Hacker News new | past | comments | ask | show | jobs | submit login

Yeah, it's a difficult problem. In this case, it was a single character that I didn't notice. I'm not even clear on how it got there (or why it wasn't on the second submission URL).

Perhaps the "solution" is to ignore query strings....how many sites use them to distinguish content anymore? Alternately...compare the content of the <head> tag on the linked page? That wouldn't be a perfect solution, but it would probably go a long way.

The hash is of course for linking sections within the page, so I suspect the culprit is a link you clicked on the page itself before submitting the story.

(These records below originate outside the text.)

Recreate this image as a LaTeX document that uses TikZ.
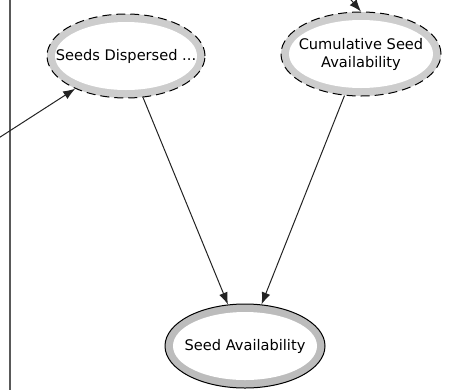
\documentclass[tikz,border=0pt]{standalone}
\usepackage{fontspec}
\setmainfont{DejaVu Sans}
\usetikzlibrary{shapes.geometric,arrows.meta}
\definecolor{ringgray}{RGB}{205,205,205}
\definecolor{ringdark}{RGB}{188,188,188}
\definecolor{edgecol}{RGB}{35,35,35}
\tikzset{
  x=1pt, y=1pt,
  caption/.style={font=\fontsize{14.6}{18}\selectfont, align=center, inner sep=0pt},
  % ellipse whose size is fixed; its text sits in a centred label
  varnode/.style 2 args={ellipse, draw=black, line width=1pt, fill=ringgray,
    minimum width=#1, minimum height=84pt, inner sep=0pt,
    label={[caption]center:#2},
    path picture={\fill[white] (path picture bounding box.center)
      ellipse [x radius=#1/2-8pt, y radius=34pt];}},
  derived/.style 2 args={varnode={#1}{#2}, dash pattern=on 9pt off 5pt},
  plain/.style 2 args={varnode={#1}{#2}, fill=ringdark},
  link/.style={draw=edgecol, line width=1pt, -{Latex[length=12pt,width=9pt]}},
  frame/.style={draw=gray!70!black, line width=1.4pt}
}
\begin{document}
\begin{tikzpicture}
  \useasboundingbox (0,0) rectangle (462,-389);
  \clip (0,0) rectangle (462,-389);

  % left margin rule
  \coordinate (ruletop) at (10,2);
  \coordinate (rulebot) at (10,-391);
  \draw[frame] (ruletop) -- (rulebot);

  % variables
  \node[derived={158pt}{Seeds Dispersed ...}] (sd) at (126,-56) {};
  \node[derived={160pt}{Cumulative Seed\\Availability}] (csa) at (361,-54) {};
  \node[plain={160pt}{Seed Availability}] (sa) at (245,-346) {};

  % incoming links from outside the view
  \coordinate (insd) at (-6,-141);
  \coordinate (incsa) at (346,6);
  \draw[link] (insd) -- (sd);
  \draw[link] (incsa) -- (csa.north);

  % dependencies
  \draw[link] (sd) -- (sa);
  \draw[link] (csa) -- (sa);
\end{tikzpicture}
\end{document}
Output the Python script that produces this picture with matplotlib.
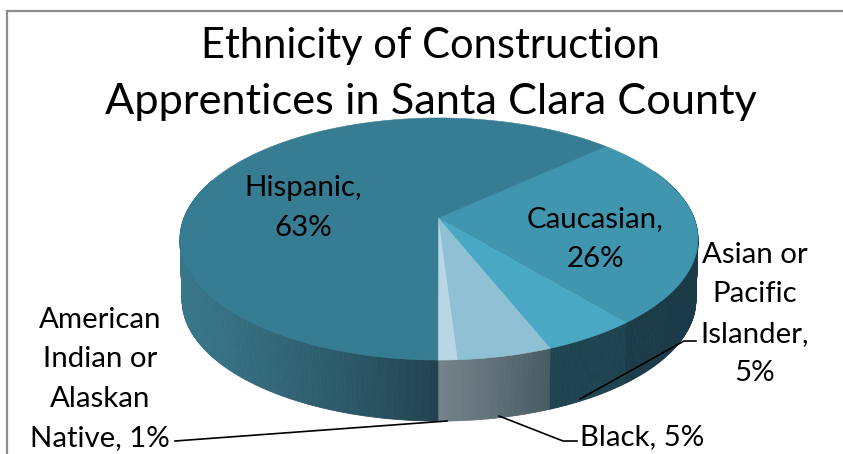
import numpy as np
import matplotlib
matplotlib.use("Agg")
import matplotlib.pyplot as plt
from matplotlib.colors import to_rgb

# ---- data ----
categories = ["Caucasian", "Asian or Pacific Islander", "Black",
              "American Indian or Alaskan Native", "Hispanic"]
shares = [26, 5, 5, 1, 63]
title_lines = ["Ethnicity of Construction", "Apprentices in Santa Clara County"]

# ---- styles ----
top_colors = ["#4095AF", "#49A8C4", "#90C0D3", "#BAD5E3", "#367D93"]
wall_colors = [("#1A3B47", "#1A3B47"), ("#1E4451", "#1E4451"), ("#475A62", "#6F7D85"),
               ("#6C7A82", "#74828A"), ("#213F4B", "#38768A")]
START_DEG = 43.0
CX, CY, R, S, A = 439.0, 218.0, 255.0, 117.4, 0.1736
DEPTH = 61.0

fig = plt.figure(figsize=(8.43, 4.54), dpi=100, facecolor="white")
ax = fig.add_axes([0, 0, 1, 1])
ax.set_xlim(0, 843)
ax.set_ylim(454, 0)
ax.axis("off")


def project(theta_deg, shift=0.0, scale=1.0):
    t = np.radians(theta_deg)
    u, v = np.cos(t), np.sin(t)
    w = 1 + A * v
    return CX + scale * R * u / w, CY - S * v / w + shift


def lerp(c0, c1, t):
    a, b = np.array(to_rgb(c0)), np.array(to_rgb(c1))
    return tuple(a + (b - a) * t)


# slice angular ranges, running clockwise from the start angle
edges = START_DEG - np.cumsum([0] + shares) * 3.6

# side wall
VIS_LO, VIS_HI = -200.0, 25.0
for i in range(len(shares)):
    hi, lo = edges[i], edges[i + 1]
    a0, a1 = max(lo, VIS_LO), min(hi, VIS_HI)
    if a1 <= a0:
        continue
    angles = np.linspace(a1, a0, max(2, int((a1 - a0) / 0.5) + 2))
    for j in range(len(angles) - 1):
        th = angles[j:j + 2]
        xt, yt = project(th)
        xb, yb = project(th, DEPTH, 0.992)
        t = (j + 0.5) / (len(angles) - 1)
        if i == 4:
            # Hispanic: ramp follows the horizontal position
            t = np.clip((CX - xt.mean()) / 250.0, 0, 1) ** 0.8
        col = lerp(wall_colors[i][0], wall_colors[i][1], t)
        ax.fill(np.r_[xt, xb[::-1]], np.r_[yt, yb[::-1]], color=col, lw=0.6, zorder=2)

# top face
for i, col in enumerate(top_colors):
    th = np.linspace(edges[i], edges[i + 1], max(3, int(shares[i] * 3.6) + 2))
    x, y = project(th)
    ax.fill(np.r_[CX - 1, x], np.r_[CY, y], color=col, lw=0.4, zorder=3)

# title
title_font = dict(family=["Lato", "DejaVu Sans"], weight="normal", color="black", zorder=6)
ax.text(430, 46, title_lines[0], ha="center", va="center", fontsize=30, **title_font)
ax.text(431, 102, title_lines[1], ha="center", va="center", fontsize=31.2, **title_font)

# data labels
lab = dict(family=["Lato", "DejaVu Sans"], color="black", zorder=6, ha="center",
           fontsize=21.2, linespacing=1.63)
ax.text(303, 208, f"Hispanic,\n{shares[4]}%", va="center", **lab)
ax.text(595, 239, f"Caucasian,\n{shares[0]}%", va="center", **lab)
ax.text(755, 314, f"Asian or\nPacific\nIslander,\n{shares[1]}%", va="center", **lab)
ax.text(642, 437, f"Black, {shares[2]}%", va="center", **lab)
ax.text(100, 379, f"American\nIndian or\nAlaskan\nNative, {shares[3]}%", va="center", **lab)

# leader lines
ax.plot([175, 447], [441, 421], color="black", lw=1.2, zorder=5)
ax.plot([499, 563, 577], [416, 441, 441], color="black", lw=1.2, zorder=5)
ax.plot([580, 684, 696], [399, 341, 341], color="black", lw=1.2, zorder=5)

# chart frame visible along the top and left
ax.plot([6.5, 843], [11, 11], color="#8C8C8C", lw=1.6, zorder=1)
ax.plot([6.5, 6.5], [11, 454], color="#8C8C8C", lw=1.6, zorder=1)

fig.savefig("out.png", dpi=100, facecolor="white")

There are a couple of links with href="#" there, although they all have JavaScript event handlers that cancel the default action.

Do you have JavaScript disabled by any chance, or do you use some obscure browser?

In any case, I think HN should strip the hash and what follows for purposes of dupe detection, but keep them in the link in case someone actually wants to link to a specific spot in the page.

To answer your question: query strings ("?foo=bar&a=b&c") are widely used. Among other places, HN itself uses them. :) Also, whenever you submit a form with GET.

I honestly couldn't tell you how I got to the page (or what I clicked on once I got there), but it probably involved clicking a number of links.

I had forgotten that HN was using query strings to reference articles...D'oh. By now, I figured that everyone had adopted the URL-mapping approach. Anyway, detecting collisions based on the head tag still seems like a possibility....

You mean matching the title tag if the pre-query-string portion of the URL matches? That could certainly work. Maybe this is something to test with xirium's latest content scrape.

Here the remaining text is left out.